Nach dem Einzug der Contraden sorgt der Startmeister (mossiere) dafür, dass die Pferde und Reiter die korrekte Startposition, welche auch durch Los entschieden wird, einnehmen. Der Start erfolgt an der Startleine (canapo) und wird ausgelöst, wenn der zehnte Reiter in die Mossa (Startbereich) einreitet. Aufgrund der drangvollen Enge auf dem Platz und der allgemeinen Spannung ist das mehr als schwierig und so kommt es regelmäßig zu Fehlstarts.

Nach dem Start geht das Rennen dreimal um den Platz. Hierfür brauchen die Reiter auf ihren Pferden in der Regel ca. 100 Sekunden.

Die Pferde werden ungesattelt geritten. Beim Lauf selbst sind gegenseitige Behinderungen zulässig, einschließlich des Einsatzes des Ochsenziemers (nerbo) gegen die Konkurrenten (Pferd und Reiter). Einen anderen Reiter vom Pferd zu ziehen ist zwar verboten, es geschieht aber immer wieder, auch wenn ein solches Vergehen eine Strafe für den Stadtteil (und evtl. auch für den Reiter) nach sich zieht (meist Sperre für ein oder mehrere Rennen).

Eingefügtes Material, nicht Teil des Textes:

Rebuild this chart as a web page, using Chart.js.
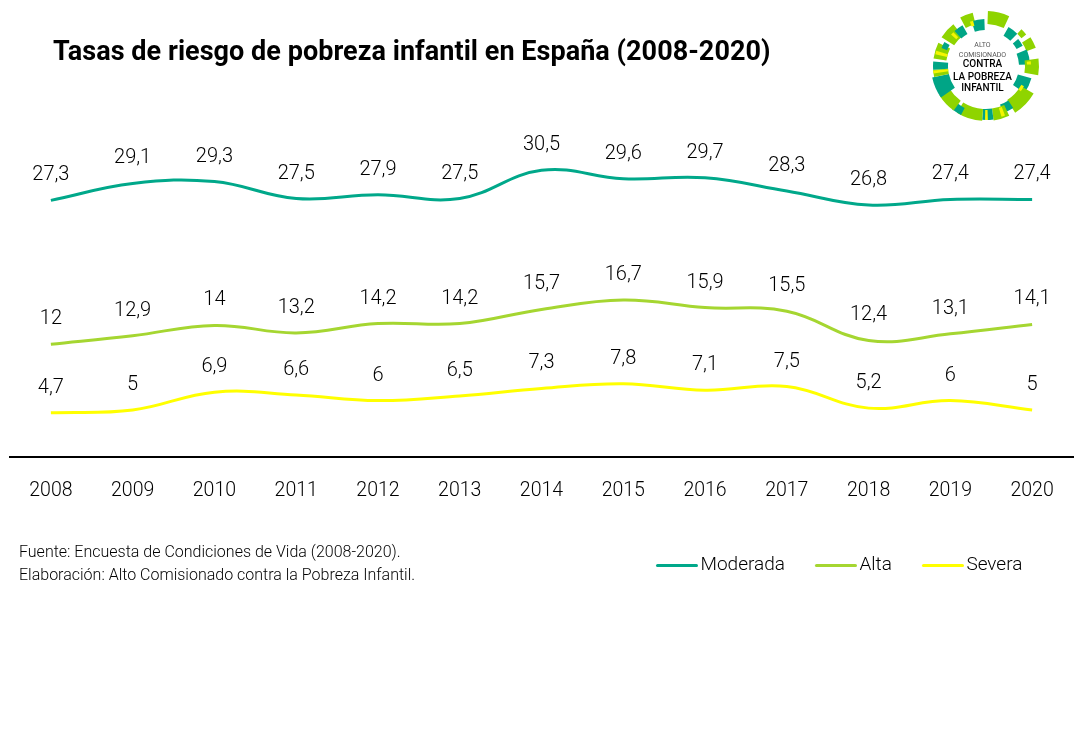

Gewinner ist das Pferd, welches nach der letzten Runde als erstes die Ziellinie überquert. Der Reiter muss nicht notwendigerweise ins Ziel kommen. Ein Pferd ohne Reiter nennt man „scosso“ (dt. erschüttert). Wichtig ist jedoch, dass das Pferd weiterhin das Diadem der Contrade auf seiner Stirn trägt. Verliert es dieses, ist es aus dem Rennen. Ein scosso-Sieg ist nicht selten, da das Pferd ohne Reiter schneller laufen kann. Wichtiger als der eigene Sieg ist es, einen etwaigen Sieg der verfeindeten Contrade zu verhindern.

Nach dem Sieg bekommt die siegreiche Contrade den Palio. Die siegreiche Contrade feiert teilweise mehrere Wochen. Wetten werden traditionellerweise nicht abgeschlossen, da dies Unglück bringen würde, wie die Sienesen meinen.

Der Zweitplatzierte gilt traditionell als wirklicher Verlierer, noch schlechter angesehen als der Letzte.